Exercise directions:
Retype every line from the start of the data down to and including the line with "(dots1) at (278,156)". Skip the pictures.
-------
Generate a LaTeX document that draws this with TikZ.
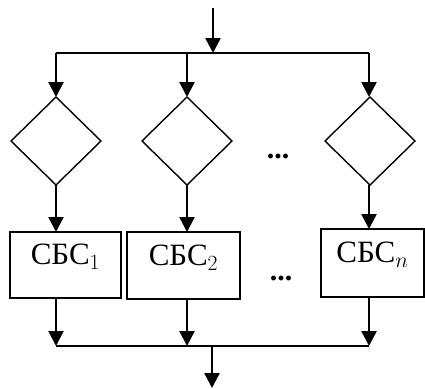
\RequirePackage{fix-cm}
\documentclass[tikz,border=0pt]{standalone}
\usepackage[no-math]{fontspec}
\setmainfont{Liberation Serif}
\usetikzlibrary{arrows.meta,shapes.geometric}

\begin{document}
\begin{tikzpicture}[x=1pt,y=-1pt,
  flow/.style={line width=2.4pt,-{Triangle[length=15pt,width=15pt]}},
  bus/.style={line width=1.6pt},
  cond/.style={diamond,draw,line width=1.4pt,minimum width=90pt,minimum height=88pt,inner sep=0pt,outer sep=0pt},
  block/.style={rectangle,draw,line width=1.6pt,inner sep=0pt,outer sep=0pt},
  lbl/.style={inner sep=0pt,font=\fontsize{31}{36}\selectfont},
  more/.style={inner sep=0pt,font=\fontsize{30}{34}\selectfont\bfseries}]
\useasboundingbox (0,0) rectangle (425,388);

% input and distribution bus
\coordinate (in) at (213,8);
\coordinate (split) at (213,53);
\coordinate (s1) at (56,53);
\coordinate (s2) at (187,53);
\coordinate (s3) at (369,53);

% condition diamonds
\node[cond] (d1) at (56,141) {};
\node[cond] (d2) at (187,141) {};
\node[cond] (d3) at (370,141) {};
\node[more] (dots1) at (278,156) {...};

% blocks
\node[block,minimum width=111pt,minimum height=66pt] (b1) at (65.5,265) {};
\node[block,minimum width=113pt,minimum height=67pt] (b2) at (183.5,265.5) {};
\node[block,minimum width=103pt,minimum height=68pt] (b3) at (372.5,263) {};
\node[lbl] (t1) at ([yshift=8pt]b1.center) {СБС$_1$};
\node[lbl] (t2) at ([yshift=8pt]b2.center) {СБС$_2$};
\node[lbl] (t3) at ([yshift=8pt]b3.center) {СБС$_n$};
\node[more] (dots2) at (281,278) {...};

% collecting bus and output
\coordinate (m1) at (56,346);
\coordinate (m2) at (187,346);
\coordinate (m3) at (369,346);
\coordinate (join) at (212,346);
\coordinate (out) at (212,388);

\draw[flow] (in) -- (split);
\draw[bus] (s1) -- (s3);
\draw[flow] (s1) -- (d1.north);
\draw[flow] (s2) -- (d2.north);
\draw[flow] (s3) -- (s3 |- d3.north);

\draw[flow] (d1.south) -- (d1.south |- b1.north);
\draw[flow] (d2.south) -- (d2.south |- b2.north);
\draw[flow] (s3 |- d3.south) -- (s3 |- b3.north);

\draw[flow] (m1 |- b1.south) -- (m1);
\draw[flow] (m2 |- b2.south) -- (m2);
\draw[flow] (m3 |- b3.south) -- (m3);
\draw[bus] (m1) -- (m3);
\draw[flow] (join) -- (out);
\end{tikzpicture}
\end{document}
-------
Solution below:
Generate a LaTeX document that draws this with TikZ.
\RequirePackage{fix-cm}
\documentclass[tikz,border=0pt]{standalone}
\usepackage[no-math]{fontspec}
\setmainfont{Liberation Serif}
\usetikzlibrary{arrows.meta,shapes.geometric}

\begin{document}
\begin{tikzpicture}[x=1pt,y=-1pt,
  flow/.style={line width=2.4pt,-{Triangle[length=15pt,width=15pt]}},
  bus/.style={line width=1.6pt},
  cond/.style={diamond,draw,line width=1.4pt,minimum width=90pt,minimum height=88pt,inner sep=0pt,outer sep=0pt},
  block/.style={rectangle,draw,line width=1.6pt,inner sep=0pt,outer sep=0pt},
  lbl/.style={inner sep=0pt,font=\fontsize{31}{36}\selectfont},
  more/.style={inner sep=0pt,font=\fontsize{30}{34}\selectfont\bfseries}]
\useasboundingbox (0,0) rectangle (425,388);

% input and distribution bus
\coordinate (in) at (213,8);
\coordinate (split) at (213,53);
\coordinate (s1) at (56,53);
\coordinate (s2) at (187,53);
\coordinate (s3) at (369,53);

% condition diamonds
\node[cond] (d1) at (56,141) {};
\node[cond] (d2) at (187,141) {};
\node[cond] (d3) at (370,141) {};
\node[more] (dots1) at (278,156) {...};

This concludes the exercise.